Many agencies were already envisioning a performance management shift before the pandemic, but the virtual workplace is accelerating broader changes to the way ...

Call it pandemic syndrome, but the not-so-new virtual office environment is forcing agencies to rethink and reimagine yet another aspect of the workplace: performance management.

Gone are the days where most agency managers exchange performance plans and feedback on paper.

Supervisors are still conducting those annual performance appraisals and ratings, but employees need regular, consistent feedback now perhaps more than ever before, said Rebecca Ayers, manager of the Office of Personnel Management’s fee-for-service USA Performance tool.

And since managers can no longer simply glance over their shoulders and check what their employees are looking at their computer screens, it means they must use specific outcomes as a benchmark of their workers’ performance.

“This pandemic has made us really re-think how we manage the workforce and what tools we have at our hands to manage the performance of the workforce and interact with one another. I’m excited to see what comes out of this in terms of how we manage individual behavior and organizational behavior,” she said Tuesday during a webinar sponsored by OPM’s HR Solutions and produced by Government Executive. “Now all of a sudden I’m using Slack [or] I’m on Teams , and I’m now capturing feedback. I’m capturing your performance. I’m capturing work activities in a way we’ve never done before. That could be a catalyst going forward to transform the way we approach performance management.”

Many agency managers were already beginning to set more frequent, regular times with their employees to share and give feedback before the pandemic, Ayers said. But those regular meetings and check-ins have become more important in the virtual workplace now that employees and supervisors can’t meet face-to-face.

Those meetings don’t have to last long, said Stefan Martiyan, director of the Environmental Protection Agency’s Office of Continuous Improvement.

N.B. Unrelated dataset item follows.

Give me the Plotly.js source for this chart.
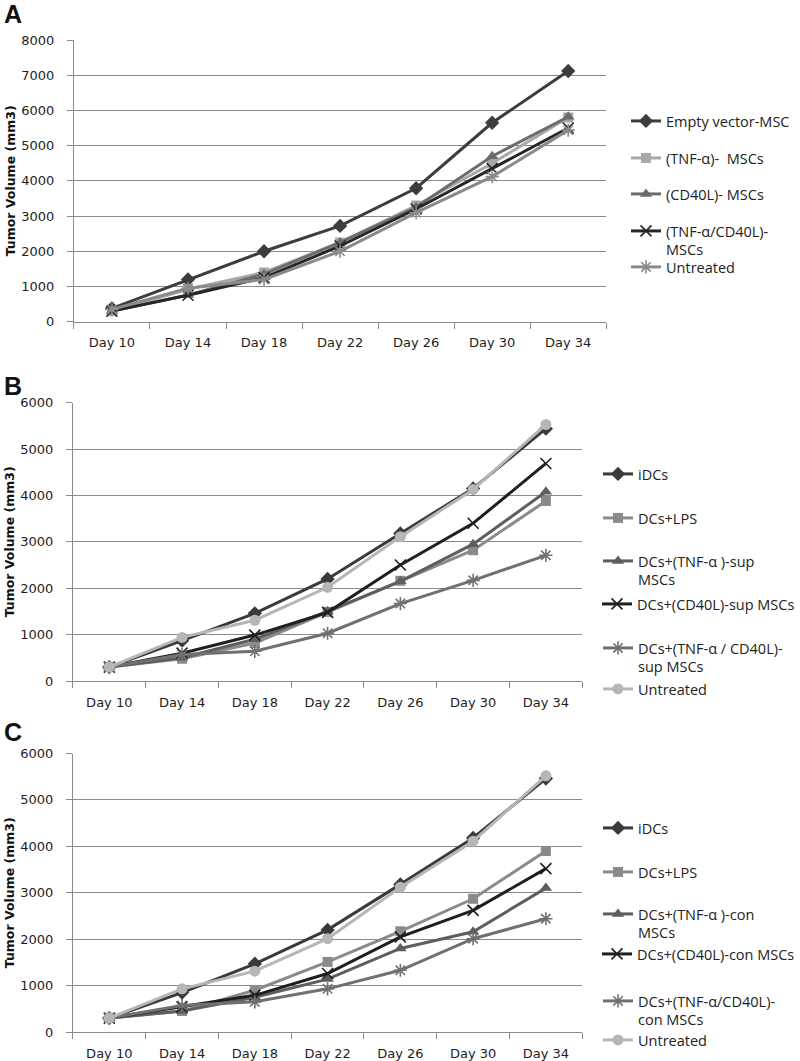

EPA frontline managers convene their staff and teams for weekly “huddles,” or 15-minute flash meetings. Martiyan said those meetings force EPA teams to pivot away from their growing to-do lists and instead concentrate on the big picture.

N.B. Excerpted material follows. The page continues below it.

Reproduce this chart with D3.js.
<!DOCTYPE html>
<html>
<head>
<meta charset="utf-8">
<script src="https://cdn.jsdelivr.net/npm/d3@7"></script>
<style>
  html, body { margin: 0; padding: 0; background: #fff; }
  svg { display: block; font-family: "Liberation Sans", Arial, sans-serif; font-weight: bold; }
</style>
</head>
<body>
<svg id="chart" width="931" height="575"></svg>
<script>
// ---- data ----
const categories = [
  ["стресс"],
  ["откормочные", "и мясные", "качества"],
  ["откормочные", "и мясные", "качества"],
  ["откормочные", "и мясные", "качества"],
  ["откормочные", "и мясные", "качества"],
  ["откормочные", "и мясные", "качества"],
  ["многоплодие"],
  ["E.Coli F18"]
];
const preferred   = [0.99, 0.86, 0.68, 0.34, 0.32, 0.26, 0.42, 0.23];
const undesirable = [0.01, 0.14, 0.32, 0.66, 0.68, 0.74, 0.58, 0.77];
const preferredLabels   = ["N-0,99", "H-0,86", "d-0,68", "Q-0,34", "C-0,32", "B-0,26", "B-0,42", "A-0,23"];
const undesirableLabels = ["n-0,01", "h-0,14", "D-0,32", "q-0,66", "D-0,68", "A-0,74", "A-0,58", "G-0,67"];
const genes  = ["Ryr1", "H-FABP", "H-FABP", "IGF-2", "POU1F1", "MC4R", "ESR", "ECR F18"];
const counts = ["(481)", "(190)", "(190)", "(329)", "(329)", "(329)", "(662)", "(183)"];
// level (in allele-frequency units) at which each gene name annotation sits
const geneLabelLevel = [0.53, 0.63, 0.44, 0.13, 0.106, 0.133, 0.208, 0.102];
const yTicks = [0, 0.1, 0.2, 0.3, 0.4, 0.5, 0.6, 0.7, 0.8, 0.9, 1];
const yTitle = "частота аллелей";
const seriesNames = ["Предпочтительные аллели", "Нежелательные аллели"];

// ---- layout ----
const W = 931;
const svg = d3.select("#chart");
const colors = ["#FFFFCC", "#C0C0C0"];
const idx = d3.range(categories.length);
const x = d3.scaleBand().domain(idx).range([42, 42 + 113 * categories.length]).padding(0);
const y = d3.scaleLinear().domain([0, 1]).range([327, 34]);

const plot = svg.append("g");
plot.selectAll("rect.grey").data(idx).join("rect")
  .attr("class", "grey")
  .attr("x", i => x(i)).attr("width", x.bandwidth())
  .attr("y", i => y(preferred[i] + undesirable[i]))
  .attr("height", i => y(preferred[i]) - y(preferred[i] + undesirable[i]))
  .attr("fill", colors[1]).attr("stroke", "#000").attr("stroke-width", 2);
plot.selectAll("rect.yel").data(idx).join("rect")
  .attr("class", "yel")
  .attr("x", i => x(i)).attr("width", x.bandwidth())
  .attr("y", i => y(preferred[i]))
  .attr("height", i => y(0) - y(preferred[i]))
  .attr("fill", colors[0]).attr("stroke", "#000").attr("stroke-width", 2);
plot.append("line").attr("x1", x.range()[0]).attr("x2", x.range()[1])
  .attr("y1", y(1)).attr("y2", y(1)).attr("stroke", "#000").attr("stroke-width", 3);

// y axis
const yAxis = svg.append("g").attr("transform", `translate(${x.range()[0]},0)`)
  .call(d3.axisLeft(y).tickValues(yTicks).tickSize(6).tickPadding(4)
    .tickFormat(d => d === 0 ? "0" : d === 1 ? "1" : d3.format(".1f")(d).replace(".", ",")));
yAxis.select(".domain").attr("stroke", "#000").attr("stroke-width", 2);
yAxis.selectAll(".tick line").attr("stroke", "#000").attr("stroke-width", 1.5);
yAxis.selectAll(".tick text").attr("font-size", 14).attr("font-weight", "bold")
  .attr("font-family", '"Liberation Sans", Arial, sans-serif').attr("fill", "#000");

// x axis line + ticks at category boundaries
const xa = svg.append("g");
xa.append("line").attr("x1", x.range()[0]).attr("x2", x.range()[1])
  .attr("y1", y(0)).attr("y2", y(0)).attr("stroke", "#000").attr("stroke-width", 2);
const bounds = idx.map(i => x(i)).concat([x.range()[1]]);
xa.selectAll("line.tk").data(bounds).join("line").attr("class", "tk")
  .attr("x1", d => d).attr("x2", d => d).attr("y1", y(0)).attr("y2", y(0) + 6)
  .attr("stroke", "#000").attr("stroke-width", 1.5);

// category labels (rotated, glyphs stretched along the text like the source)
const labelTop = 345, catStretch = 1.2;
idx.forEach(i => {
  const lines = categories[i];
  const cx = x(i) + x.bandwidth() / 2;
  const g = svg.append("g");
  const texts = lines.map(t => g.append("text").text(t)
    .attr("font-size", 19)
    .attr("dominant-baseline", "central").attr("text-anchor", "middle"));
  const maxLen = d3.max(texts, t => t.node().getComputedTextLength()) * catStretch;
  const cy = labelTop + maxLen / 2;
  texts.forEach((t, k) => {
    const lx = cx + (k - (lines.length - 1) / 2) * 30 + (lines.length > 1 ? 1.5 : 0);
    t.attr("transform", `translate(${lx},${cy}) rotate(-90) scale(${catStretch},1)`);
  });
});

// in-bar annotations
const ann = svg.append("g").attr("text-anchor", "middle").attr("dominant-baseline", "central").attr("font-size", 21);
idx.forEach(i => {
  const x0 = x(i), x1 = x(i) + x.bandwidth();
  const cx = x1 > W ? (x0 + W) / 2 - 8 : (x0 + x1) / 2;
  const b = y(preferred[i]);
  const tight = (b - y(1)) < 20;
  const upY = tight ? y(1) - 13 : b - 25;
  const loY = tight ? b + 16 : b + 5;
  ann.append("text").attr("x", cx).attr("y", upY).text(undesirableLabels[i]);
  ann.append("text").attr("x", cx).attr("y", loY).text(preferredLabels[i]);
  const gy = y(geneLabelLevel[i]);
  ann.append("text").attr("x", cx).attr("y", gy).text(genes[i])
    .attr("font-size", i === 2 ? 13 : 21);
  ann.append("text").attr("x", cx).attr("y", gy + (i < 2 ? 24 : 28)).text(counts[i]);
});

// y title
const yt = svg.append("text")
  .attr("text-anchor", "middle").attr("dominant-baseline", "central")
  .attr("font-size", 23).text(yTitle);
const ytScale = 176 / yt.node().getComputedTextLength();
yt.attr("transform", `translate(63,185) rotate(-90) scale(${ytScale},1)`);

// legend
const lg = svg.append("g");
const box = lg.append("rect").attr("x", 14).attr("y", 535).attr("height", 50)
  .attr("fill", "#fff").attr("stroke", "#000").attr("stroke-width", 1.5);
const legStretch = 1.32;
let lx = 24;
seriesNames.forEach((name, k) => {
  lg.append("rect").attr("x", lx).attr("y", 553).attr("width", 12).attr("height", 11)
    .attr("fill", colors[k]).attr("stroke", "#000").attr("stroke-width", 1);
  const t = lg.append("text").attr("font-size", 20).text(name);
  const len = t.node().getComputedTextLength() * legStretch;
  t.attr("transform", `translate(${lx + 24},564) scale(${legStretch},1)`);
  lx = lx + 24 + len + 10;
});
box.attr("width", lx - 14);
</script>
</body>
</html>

“It requires us to pause for brief periods of time to focus on how well we’re doing and how well we can improve,” he said.

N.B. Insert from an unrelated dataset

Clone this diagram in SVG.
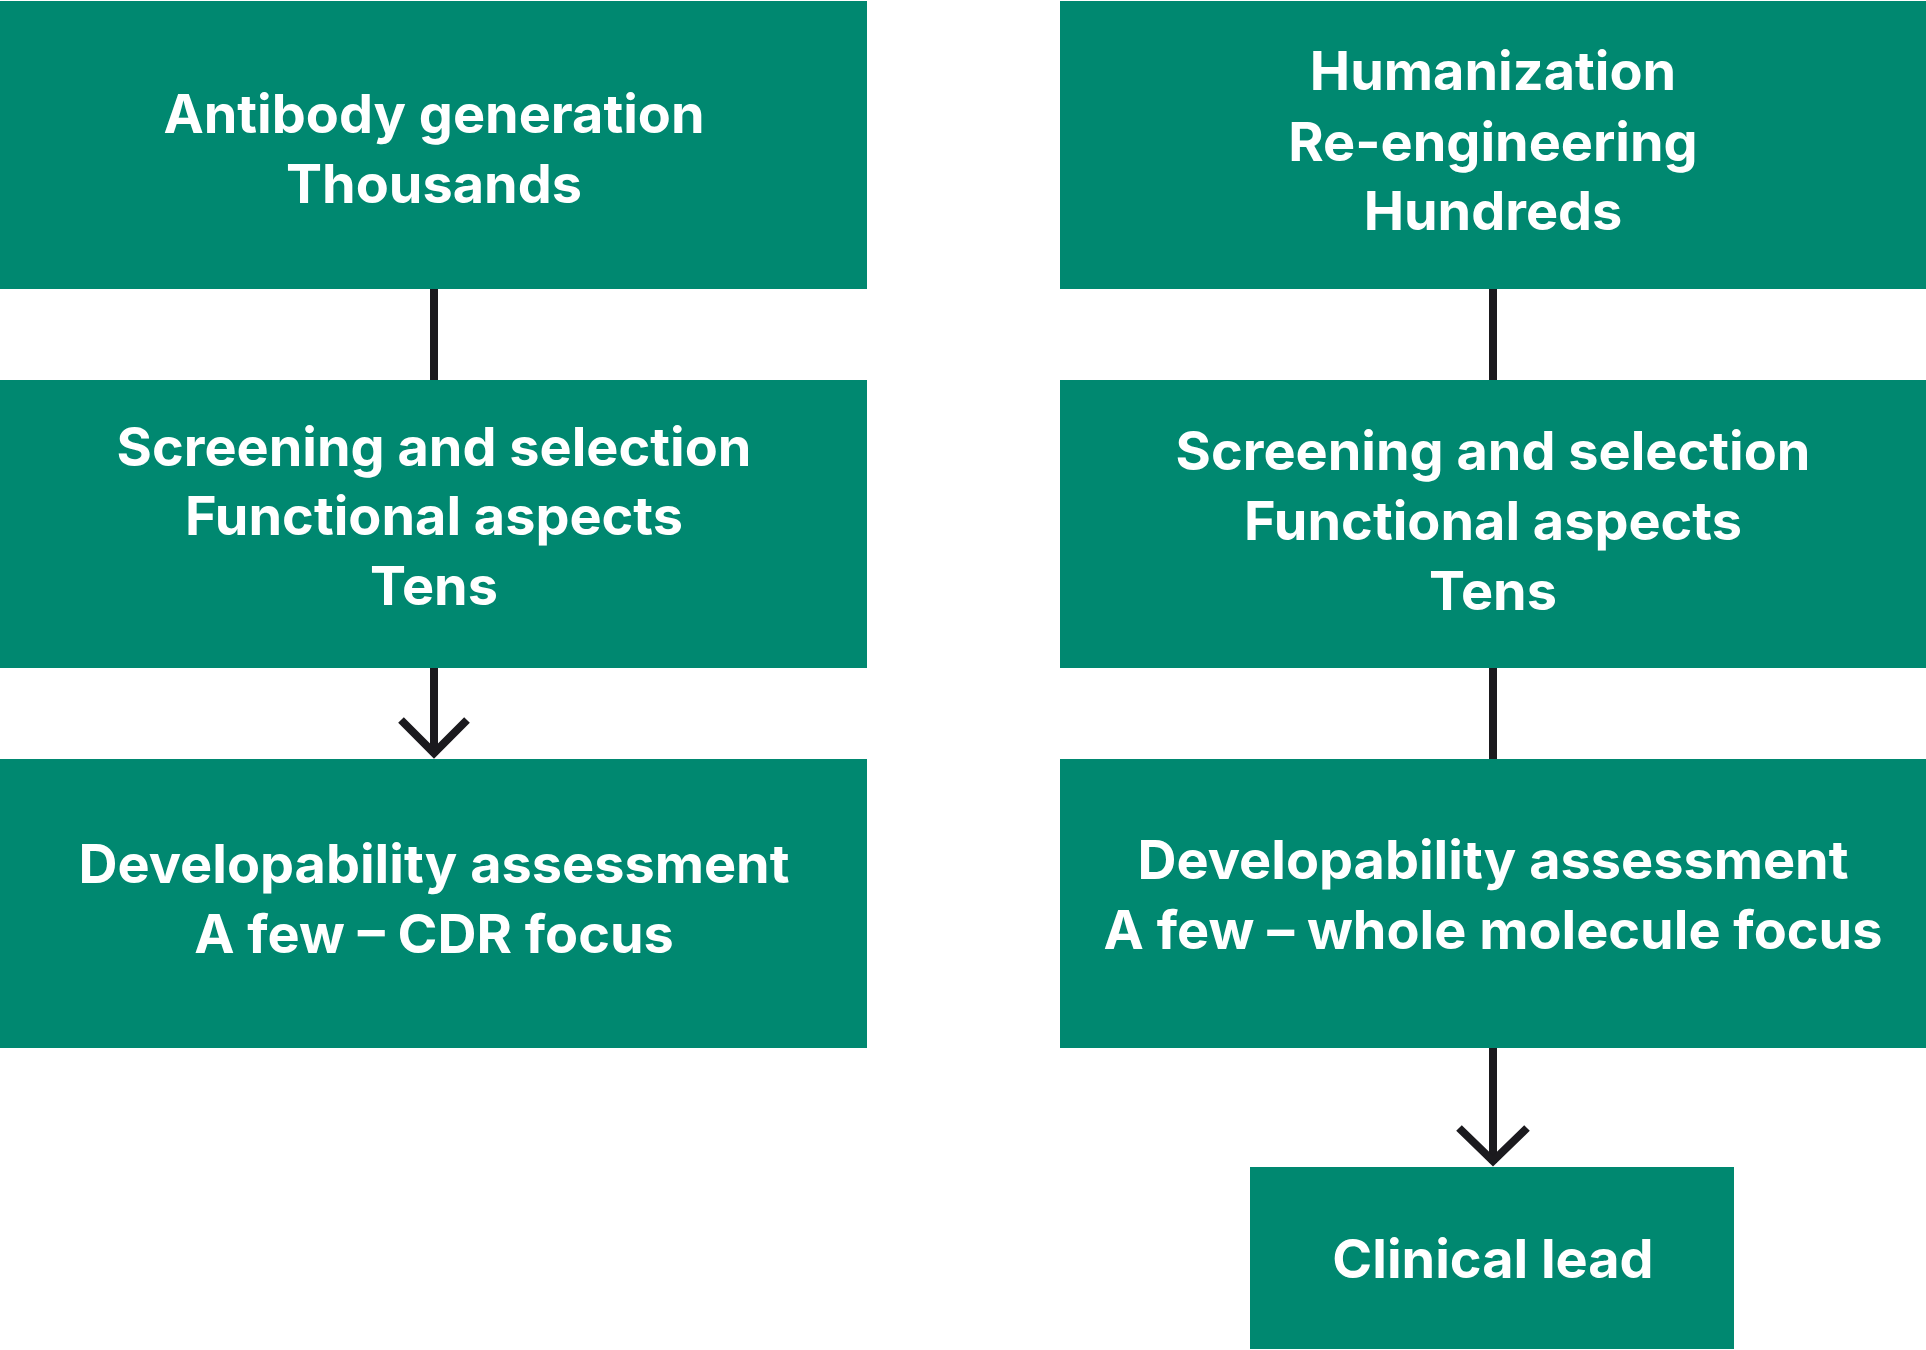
<svg xmlns="http://www.w3.org/2000/svg" width="1926" height="1350" viewBox="0 0 1926 1350">
<style>
.box{fill:#008870}
.t{fill:#ffffff;font-family:Inter,"Noto Sans",sans-serif;font-weight:700;font-size:54px;text-anchor:middle}
.c{stroke:#1b1a1e;stroke-width:8;fill:none;stroke-linejoin:miter;stroke-linecap:butt}
</style>
<rect width="1926" height="1350" fill="#ffffff"/>
<g id="connectors">
<line class="c" x1="434" y1="289" x2="434" y2="380"/>
<line class="c" x1="434" y1="668" x2="434" y2="755"/>
<polyline class="c" points="401,720 434,753 467,720"/>
<line class="c" x1="1493" y1="289" x2="1493" y2="380"/>
<line class="c" x1="1493" y1="668" x2="1493" y2="759"/>
<line class="c" x1="1493" y1="1048" x2="1493" y2="1163"/>
<polyline class="c" points="1459,1128 1493,1161 1527,1128"/>
</g>
<g id="n1"><rect class="box" x="0" y="1" width="867" height="288"/>
<text class="t" x="434" y="133">Antibody generation</text>
<text class="t" x="434" y="203">Thousands</text></g>
<g id="n2"><rect class="box" x="0" y="380" width="867" height="288"/>
<text class="t" x="434" y="466">Screening and selection</text>
<text class="t" x="434" y="535">Functional aspects</text>
<text class="t" x="434" y="605">Tens</text></g>
<g id="n3"><rect class="box" x="0" y="759" width="867" height="289"/>
<text class="t" x="434" y="883">Developability assessment</text>
<text class="t" x="434" y="953">A few – CDR focus</text></g>
<g id="n4"><rect class="box" x="1060" y="1" width="866" height="288"/>
<text class="t" x="1493" y="90">Humanization</text>
<text class="t" x="1493" y="161">Re-engineering</text>
<text class="t" x="1493" y="230">Hundreds</text></g>
<g id="n5"><rect class="box" x="1060" y="380" width="866" height="288"/>
<text class="t" x="1493" y="470">Screening and selection</text>
<text class="t" x="1493" y="540">Functional aspects</text>
<text class="t" x="1493" y="610">Tens</text></g>
<g id="n6"><rect class="box" x="1060" y="759" width="866" height="289"/>
<text class="t" x="1493" y="879">Developability assessment</text>
<text class="t" x="1493" y="949">A few – whole molecule focus</text></g>
<g id="n7"><rect class="box" x="1250" y="1167" width="484" height="182"/>
<text class="t" x="1493" y="1278">Clinical lead</text></g>
</svg>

More agencies are centralizing their performance management systems and adopting common tools to track progress, Ayers said, but they’re also setting broad, organizational goals and expectations.

“What we’re seeing now at the cabinet-level agencies and even smaller independent agencies is a step back and saying, ‘wait a second, there’s some core values here that we want to put forth, things like customer service, teamwork, problem solving,'” Ayers said. “Let’s have some core performance standards that promote these ideals across the entire department, and let’s think about how we can recalibrate and have a unified, single approach.”

To keep the workforce tied to EPA’s broad performance goals, the agency set a target of implementing 700 employee ideas during the most recent fiscal year. The ideas could spur operational changes or alterations at the physical or remote workplace, Martiyan said.

Put another way, that means EPA was on the hook to implement employee-generated ideas from 5% of the agency’s workforce in 2020.

This coming year, EPA will stretch the goal further. The agency is hopeful it can implement ideas from 5,000 EPA employees in 2021, Martiyan said.

“Our expectation is one-third of EPA’s employees will have an idea what is implemented, that will result in a beneficial operational change,” he said. “That will be difficult. There’s a lot that goes into that, but that’s the point. We want this target, this measure, to be transformational. We are deliberately trying to change the way that we think about listening to staff and the way that managers engage with staff.”

Even if the agency can’t meet the numerical goal, the exercise alone is valuable, Martiyan said, as EPA strives to create a “culture of listening.”

“We need to be listening to our staff because they are closest to the work. They are running into the problems or figuring out ways to address it. And they need our help for resolution, support or resources or whatever it may be.”

On the other side of the coin, OPM is finalizing new policies that it believes will help agencies remove those who aren’t performing well and haven’t improved more quickly.

OPM proposed new regulations on this topic last fall, which called on agencies to shorten timelines for employees to respond to allegations of poor performance or misconduct. They also suggested agencies give poor-performing employees a single chance to improve.

OPM also asked agencies last fall to review their performance management policies and remove unnecessary barriers or steps that aren’t required by federal statute. Again, the goal is to help agencies remove poor-performers more quickly.

OPM will release the final version of those regulations soon, said acting Director Michael Rigas.

“OPM is currently working with the Chief Human Capital Officers Council and agency heads to develop a variety of training materials that can be used to educate federal supervisors,” he said. “We firmly believe that once enacted, these rules will increase effectiveness across the federal government for the American taxpayer and create positive outcomes for all federal employees.”